Excess pollen rained down on the giant leaf.

I took the following picture from our patio, where stones were placed atop land that formerly grew salad mix for the farmer’s market. Time moves ever onward.

The large head, which now gives Big Head Ed’s melon a run for its money, is bowed in prayer while nearing the end of its stationary journey and purpose.

The number of critters I watched crawling inside, atop, and around, were innumerable.

Occasionally I’ll grasp a locust by the wings and toss it to the chickens, but my friend Jiminy here is alighted atop a sanctuary city of sorts, allowing safe passage and nourishment. Could he see the large flower towering overhead, or did the creature land there by chance?

Each petal, or floret, is now proceeding to transform into individual seeds. How this can transpire over the course of a couple weeks is a mystery. Did you know a single sunflower can produce up to 2,000 seeds?

I was at my Dad’s place this past weekend, and he must have a dozen sunflowers of the mammoth variety, each of which reaches sunward to a height of ten feet of more. And you know what? I prefer my single flower to such a showy array. Being directly at eye level allows me to appreciate and study the nuances without the aid of a stepladder.

Having a single specimen like this makes it more precious. Too much of anything, be it possessions, money, or acreage, has a way of breeding complacency or a taking-for-granted.

As I’ve noted on numerous occasions, my lovely wife is the reason we’ve stayed put in the city. I surely would have uprooted us years ago for something more impressive and vast. Somewhat given to flights of fancy, perhaps owing to bursts of testosterone, she keeps me rooted. For this, I am grateful. If I had my way I almost certainly would have heaped on a great deal of unnecessary stress to our lives, and maybe even ultimate failure. The old pejorative, “Ball and chain,” doesn’t apply to our situation. I think of her as a sort of anchor, keeping us from being tossed to and fro by the waves of whimsy and passion.
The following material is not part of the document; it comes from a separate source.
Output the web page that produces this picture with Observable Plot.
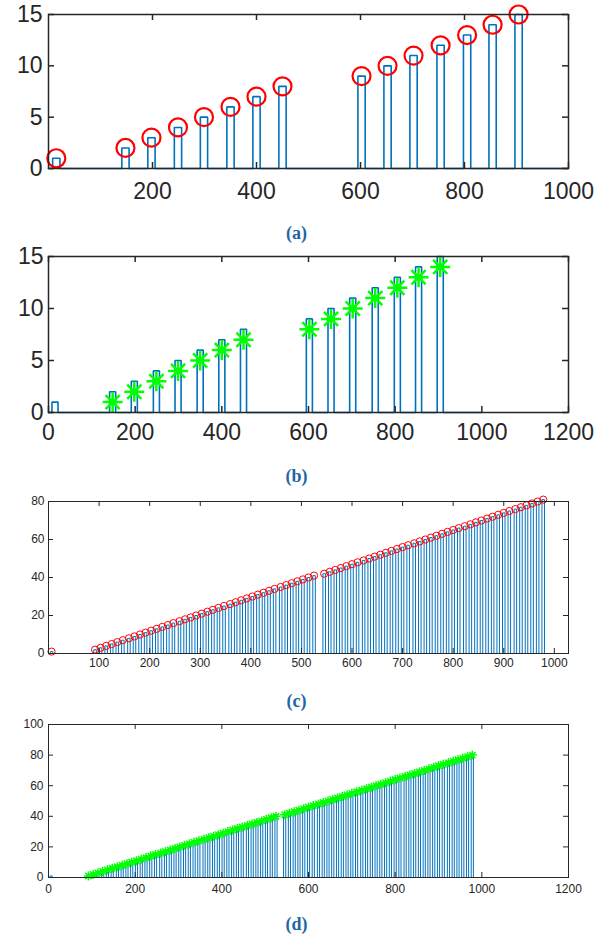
<!DOCTYPE html>
<html>
<head>
<meta charset="utf-8">
<script src="https://cdn.jsdelivr.net/npm/d3@7"></script>
<script src="https://cdn.jsdelivr.net/npm/@observablehq/plot@0.6"></script>
<style>
  html, body { margin: 0; padding: 0; background: #fff; }
  #root { position: relative; width: 605px; height: 936px; overflow: hidden; background: #fff; }
  .panel { position: absolute; left: 0; }
  .cap { position: absolute; width: 605px; text-align: center;
         font-family: "Liberation Serif", "Times New Roman", serif; font-weight: bold;
         font-size: 18px; color: #1f66a6; line-height: 1; }
</style>
</head>
<body>
<div id="root"></div>
<script>
// ---------- data: panels (a) and (b) ----------
const pulseXAB = [15, 148, 198, 249, 299, 350, 400, 450, 602, 652, 702, 754, 805, 854, 904];
const pulseHAB = [1, 2, 3, 4, 5, 6, 7, 8, 9, 10, 11, 12, 13, 14, 15];
const starXB = [148, 198, 249, 299, 350, 400, 450, 602, 652, 702, 754, 805, 854, 904];
const starYB = [1, 2, 3, 4, 5, 6, 7, 8, 9, 10, 11, 12, 13, 14];
const signalRangeAB = [0, 1000];
const xTicksA = [200, 400, 600, 800, 1000];
const yTicksA = [0, 5, 10, 15];
const xTicksB = [0, 200, 400, 600, 800, 1000, 1200];
const yTicksB = [0, 5, 10, 15];

// ---------- data: panels (c) and (d) ----------
const pulseXCD = [6,
  92, 103, 114, 125, 136, 147, 159, 170, 181, 192,
  203, 214, 225, 236, 247, 259, 270, 281, 292, 303,
  314, 325, 336, 347, 359, 370, 381, 392, 403, 414,
  425, 436, 447, 459, 470, 481, 492, 503, 514, 525,
  545, 556, 567, 578, 589, 600, 611, 623, 634, 645,
  656, 667, 678, 689, 700, 711, 723, 734, 745, 756,
  767, 778, 789, 800, 811, 823, 834, 845, 856, 867,
  878, 889, 900, 911, 923, 934, 945, 956, 967, 978];
const pulseHCD = [1,
  2, 3, 4, 5, 6, 7, 8, 9, 10, 11,
  12, 13, 14, 15, 16, 17, 18, 19, 20, 21,
  22, 23, 24, 25, 26, 27, 28, 29, 30, 31,
  32, 33, 34, 35, 36, 37, 38, 39, 40, 41,
  42, 43, 44, 45, 46, 47, 48, 49, 50, 51,
  52, 53, 54, 55, 56, 57, 58, 59, 60, 61,
  62, 63, 64, 65, 66, 67, 68, 69, 70, 71,
  72, 73, 74, 75, 76, 77, 78, 79, 80, 81];
const starXD = [
  92, 103, 114, 125, 136, 147, 159, 170, 181, 192,
  203, 214, 225, 236, 247, 259, 270, 281, 292, 303,
  314, 325, 336, 347, 359, 370, 381, 392, 403, 414,
  425, 436, 447, 459, 470, 481, 492, 503, 514, 525,
  545, 556, 567, 578, 589, 600, 611, 623, 634, 645,
  656, 667, 678, 689, 700, 711, 723, 734, 745, 756,
  767, 778, 789, 800, 811, 823, 834, 845, 856, 867,
  878, 889, 900, 911, 923, 934, 945, 956, 967, 978];
const starYD = [
  1, 2, 3, 4, 5, 6, 7, 8, 9, 10,
  11, 12, 13, 14, 15, 16, 17, 18, 19, 20,
  21, 22, 23, 24, 25, 26, 27, 28, 29, 30,
  31, 32, 33, 34, 35, 36, 37, 38, 39, 40,
  41, 42, 43, 44, 45, 46, 47, 48, 49, 50,
  51, 52, 53, 54, 55, 56, 57, 58, 59, 60,
  61, 62, 63, 64, 65, 66, 67, 68, 69, 70,
  71, 72, 73, 74, 75, 76, 77, 78, 79, 80];
const signalRangeCD = [0, 1026];
const xTicksC = [100, 200, 300, 400, 500, 600, 700, 800, 900, 1000];
const yTicksC = [0, 20, 40, 60, 80];
const xTicksD = [0, 200, 400, 600, 800, 1000, 1200];
const yTicksD = [0, 20, 40, 60, 80, 100];
const captions = ["(a)", "(b)", "(c)", "(d)"];

// ---------- helpers ----------
const BLUE = "#0072BD", RED = "#FF0000", GREEN = "#00FF00", AX = "#262626";

function signal(xs, hs, half, range) {
  const pts = [{x: range[0], y: 0}];
  xs.forEach((c, i) => {
    pts.push({x: c - half, y: 0}, {x: c - half, y: hs[i]}, {x: c + half, y: hs[i]}, {x: c + half, y: 0});
  });
  pts.push({x: range[1], y: 0});
  return pts;
}

// MATLAB-style '*' marker: horizontal, vertical and two diagonal strokes
const asterisk8 = {
  draw(ctx, size) {
    const r = Math.sqrt(size / Math.PI), d = r * Math.SQRT1_2;
    ctx.moveTo(-r, 0); ctx.lineTo(r, 0);
    ctx.moveTo(0, -r); ctx.lineTo(0, r);
    ctx.moveTo(-d, -d); ctx.lineTo(d, d);
    ctx.moveTo(-d, d); ctx.lineTo(d, -d);
  }
};

const root = document.getElementById("root");
const ML = 48, MR = 37, PW = 605 - ML - MR;

function panel(o) {
  const PH = o.height - o.mt - o.mb;
  const tk = o.tick;
  const marks = [
    ...o.marks,
    Plot.ruleX(o.xTicks, {x: d => d, insetTop: PH - tk, stroke: AX, strokeWidth: o.fw}),
    Plot.ruleX(o.xTicks, {x: d => d, insetBottom: PH - tk, stroke: AX, strokeWidth: o.fw}),
    Plot.ruleY(o.yTicks, {y: d => d, insetRight: PW - tk, stroke: AX, strokeWidth: o.fw}),
    Plot.ruleY(o.yTicks, {y: d => d, insetLeft: PW - tk, stroke: AX, strokeWidth: o.fw}),
    Plot.frame({stroke: AX, strokeWidth: o.fw}),
    Plot.axisX(o.xTicks, {tickSize: 0, tickPadding: o.padX, tickFormat: "d", fontSize: o.fs, fill: AX}),
    Plot.axisY(o.yTicks, {tickSize: 0, tickPadding: o.padY, tickFormat: "d", fontSize: o.fs, fill: AX})
  ];
  const svg = Plot.plot({
    width: 605, height: o.height,
    marginLeft: ML, marginRight: MR, marginTop: o.mt, marginBottom: o.mb,
    x: {domain: o.xDomain, label: null},
    y: {domain: o.yDomain, label: null},
    style: {fontFamily: "'Liberation Sans', Arial, sans-serif", background: "transparent", overflow: "visible"},
    marks
  });
  const wrap = document.createElement("div");
  wrap.className = "panel";
  wrap.style.top = o.top + "px";
  wrap.appendChild(svg);
  root.appendChild(wrap);
}

// (a)
panel({
  top: 0, height: 208, mt: 14, mb: 40, xDomain: [0, 1000], yDomain: [0, 15],
  xTicks: xTicksA, yTicks: yTicksA, fs: 23, padX: 14, padY: 6, tick: 6, fw: 1.5,
  marks: [
    Plot.line(signal(pulseXAB, pulseHAB, 7, signalRangeAB), {x: "x", y: "y", stroke: BLUE, strokeWidth: 1.6, strokeLinejoin: "miter"}),
    Plot.dot(pulseXAB.map((x, i) => ({x, y: pulseHAB[i]})), {x: "x", y: "y", r: 9, stroke: RED, strokeWidth: 2.2, fill: "none"})
  ]
});

// (b)
panel({
  top: 240, height: 212, mt: 16, mb: 40, xDomain: [0, 1200], yDomain: [0, 15],
  xTicks: xTicksB, yTicks: yTicksB, fs: 23, padX: 11, padY: 5, tick: 6, fw: 1.5,
  marks: [
    Plot.line(signal(pulseXAB, pulseHAB, 7, signalRangeAB), {x: "x", y: "y", stroke: BLUE, strokeWidth: 1.6, strokeLinejoin: "miter"}),
    Plot.dot(starXB.map((x, i) => ({x, y: starYB[i]})), {x: "x", y: "y", r: 10, symbol: asterisk8, stroke: GREEN, strokeWidth: 2.5, fill: "none"})
  ]
});

// (c)
panel({
  top: 490, height: 193, mt: 11, mb: 30, xDomain: [0, 1028], yDomain: [0, 80],
  xTicks: xTicksC, yTicks: yTicksC, fs: 12, padX: 5, padY: 4, tick: 5, fw: 1,
  marks: [
    Plot.line(signal(pulseXCD, pulseHCD, 2.5, signalRangeCD), {x: "x", y: "y", stroke: BLUE, strokeWidth: 1, strokeLinejoin: "miter"}),
    Plot.dot(pulseXCD.map((x, i) => ({x, y: pulseHCD[i]})), {x: "x", y: "y", r: 3.6, stroke: RED, strokeWidth: 1, fill: "none"})
  ]
});

// (d)
panel({
  top: 710, height: 197, mt: 14, mb: 30, xDomain: [0, 1200], yDomain: [0, 100],
  xTicks: xTicksD, yTicks: yTicksD, fs: 12, padX: 7, padY: 5, tick: 5, fw: 1,
  marks: [
    Plot.line(signal(pulseXCD, pulseHCD, 2.5, signalRangeCD), {x: "x", y: "y", stroke: BLUE, strokeWidth: 1, strokeLinejoin: "miter"}),
    Plot.dot(starXD.map((x, i) => ({x, y: starYD[i]})), {x: "x", y: "y", r: 4.5, symbol: asterisk8, stroke: GREEN, strokeWidth: 1.5, fill: "none"})
  ]
});

// captions
const capTops = [224, 467, 692, 915];
captions.forEach((t, i) => {
  const d = document.createElement("div");
  d.className = "cap";
  d.style.top = capTops[i] + "px";
  d.style.left = "-6px";
  d.textContent = t;
  root.appendChild(d);
});
</script>
</body>
</html>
And this side of me will probably never fully dissipate. The day after we returned home, in fact, I found myself googling, “Bozeman microgreens.” I know the grass ain’t any greener, and yet…

This lifestyle and collective vocation of ours is a compromise if there ever was one, which makes us stronger and more content in the long run. Tiny Farm Duluth, as humble as it is, keeps me in proximity to the agriculture I romanticize, so I’ll remain thankful for this single sunflower, and not sit in envy of the holder of acreage who tends them by the thousand, and must obsess over commodity prices with baited breath, and a feeling that their whole world hinges on geopolitical forces outside any one person’s (or nation’s) control.
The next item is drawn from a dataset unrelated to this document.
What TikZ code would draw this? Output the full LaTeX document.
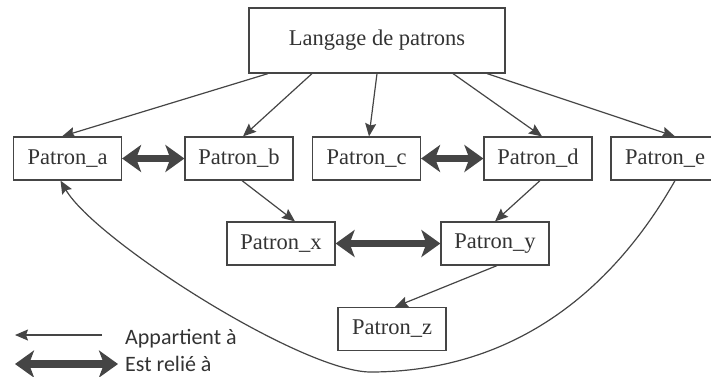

I tasted a bit of that life, while finding my way as a farmer. Summer’s conclusion brought with it an all-consuming exhaustion that just begs for that final killing frost. I’m thankful to no longer feel this tiredness cutting straight through the bones. Not only were we blessed by a vacation at summer’s zenith, I’m afforded time to work on my next book nearly every day of the week. I’m certain this side of me would wither on the vine if I were to bite off more than I could chew in terms of land to tend. So, constraints are a good thing, as are wives.
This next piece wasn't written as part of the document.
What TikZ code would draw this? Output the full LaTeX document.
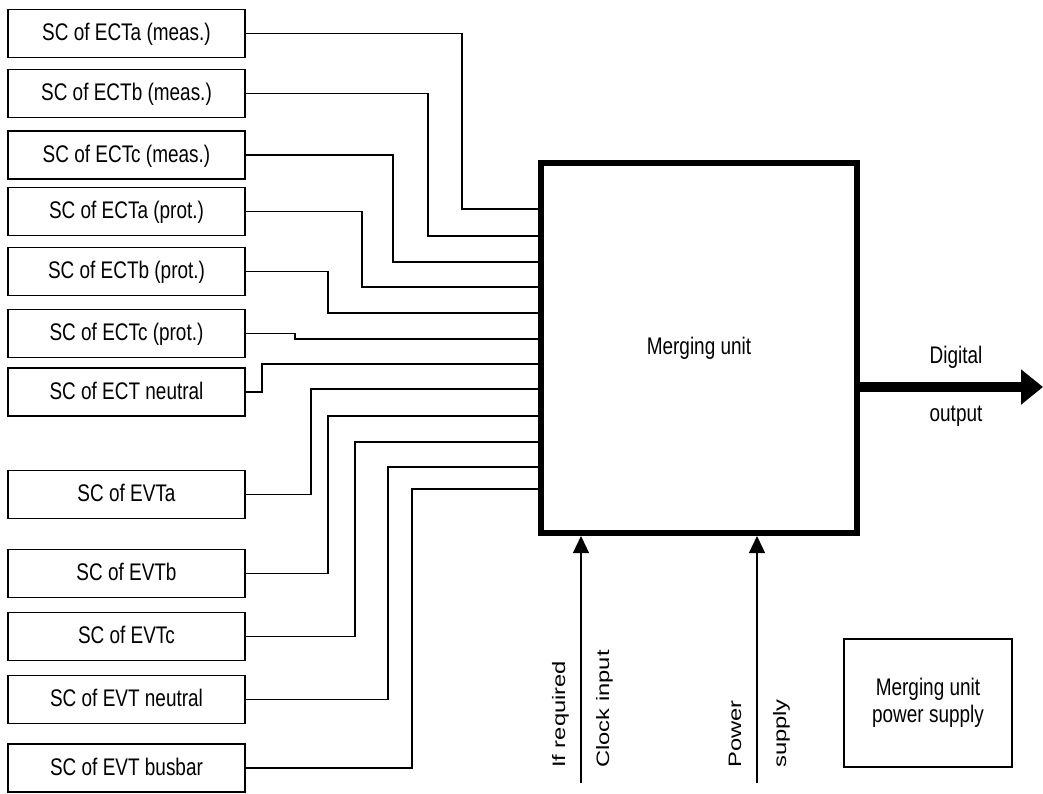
\documentclass[tikz,border=0pt]{standalone}
\usepackage{fontspec}
\setmainfont{Liberation Sans}[FakeStretch=0.79]
\newfontfamily\vertfont{Liberation Sans}[FakeStretch=1.32]
\usepackage{tikz}
\usetikzlibrary{arrows.meta, positioning}

\begin{document}
\begin{tikzpicture}[x=1pt, y=-1pt,
  scbox/.style={rectangle, draw, line width=1.4pt, minimum width=237pt,
                minimum height=48pt, text height=19pt, text depth=5pt,
                font=\fontsize{24}{27}\selectfont},
  wire/.style={line width=1.2pt},
  inarrow/.style={-{Triangle[length=17pt, width=16pt]}, line width=1.3pt},
  outarrow/.style={-{Triangle[length=22pt, width=34pt]}, line width=10pt},
  lbl/.style={font=\fontsize{24}{27}\selectfont},
  vlbl/.style={rotate=90, anchor=base west, inner sep=0pt,
               font=\vertfont\fontsize{18}{20}\selectfont}
]
  \useasboundingbox (0,0) rectangle (1043,793);

  % sensor converters
  \node[scbox] (ectam) at (126.5,33.5)  {SC of ECTa (meas.)};
  \node[scbox] (ectbm) at (126.5,93.5)  {SC of ECTb (meas.)};
  \node[scbox] (ectcm) at (126.5,155)   {SC of ECTc (meas.)};
  \node[scbox] (ectap) at (126.5,211.5) {SC of ECTa (prot.)};
  \node[scbox] (ectbp) at (126.5,271.5) {SC of ECTb (prot.)};
  \node[scbox] (ectcp) at (126.5,333.5) {SC of ECTc (prot.)};
  \node[scbox] (ectn)  at (126.5,392)   {SC of ECT neutral};
  \node[scbox] (evta)  at (126.5,494.5) {SC of EVTa};
  \node[scbox] (evtb)  at (126.5,573.5) {SC of EVTb};
  \node[scbox] (evtc)  at (126.5,636.5) {SC of EVTc};
  \node[scbox] (evtn)  at (126.5,699.5) {SC of EVT neutral};
  \node[scbox] (evtbb) at (126.5,768)   {SC of EVT busbar};

  % merging unit
  \node[draw, line width=6pt, minimum width=316pt, minimum height=370pt, lbl]
    (mu) at (699,348) {Merging unit};
  \node[draw, line width=1.4pt, minimum width=168pt, minimum height=128pt,
        align=center, lbl] (psu) at (928,703) {Merging unit\\power supply};

  \draw[wire] (ectam.east) -| (462,209) -- (mu.west |- 0,209);
  \draw[wire] (ectbm.east) -| (428,236) -- (mu.west |- 0,236);
  \draw[wire] (ectcm.east) -| (393,262) -- (mu.west |- 0,262);
  \draw[wire] (ectap.east) -| (362,287) -- (mu.west |- 0,287);
  \draw[wire] (ectbp.east) -| (328,313) -- (mu.west |- 0,313);
  \draw[wire] (ectcp.east) -| (295,339) -- (mu.west |- 0,339);
  \draw[wire] (ectn.east)  -| (262,364) -- (mu.west |- 0,364);
  \draw[wire] (evta.east)  -| (311,389) -- (mu.west |- 0,389);
  \draw[wire] (evtb.east)  -| (328,416) -- (mu.west |- 0,416);
  \draw[wire] (evtc.east)  -| (355,442) -- (mu.west |- 0,442);
  \draw[wire] (evtn.east)  -| (388,467) -- (mu.west |- 0,467);
  \draw[wire] (evtbb.east) -| (412,489) -- (mu.west |- 0,489);

  % digital output
  \coordinate (tip) at (1043,387);
  \draw[outarrow] (mu.east |- tip) -- (tip);
  \node[lbl, anchor=base] (dig) at (956,363) {Digital};
  \node[lbl, anchor=base] (outp) at (956,421) {output};

  % clock and supply inputs
  \coordinate (clkfoot) at (581,783);
  \coordinate (pwrfoot) at (757,783);
  \draw[inarrow] (clkfoot) -- (clkfoot |- mu.south);
  \draw[inarrow] (pwrfoot) -- (pwrfoot |- mu.south);
  \node[vlbl] (ifreq) at (565,768) {If required};
  \node[vlbl] (clk)   at (609,768) {Clock input};
  \node[vlbl] (pwr)   at (741,768) {Power};
  \node[vlbl] (sup)   at (786,768) {supply};
\end{tikzpicture}
\end{document}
A single week away impacts three weeks of production, which is nuts! Thankfully, all my favorite restaurants and stores are all stocked up and back to normal.

Postscript: The title for this piece is an allusion to a Flannery O’Connor short story by a similar name, but insert, “Man,” instead. I detest the story. Everybody dies, and I don’t see any redemptive qualities. Does anybody out there? Do tell.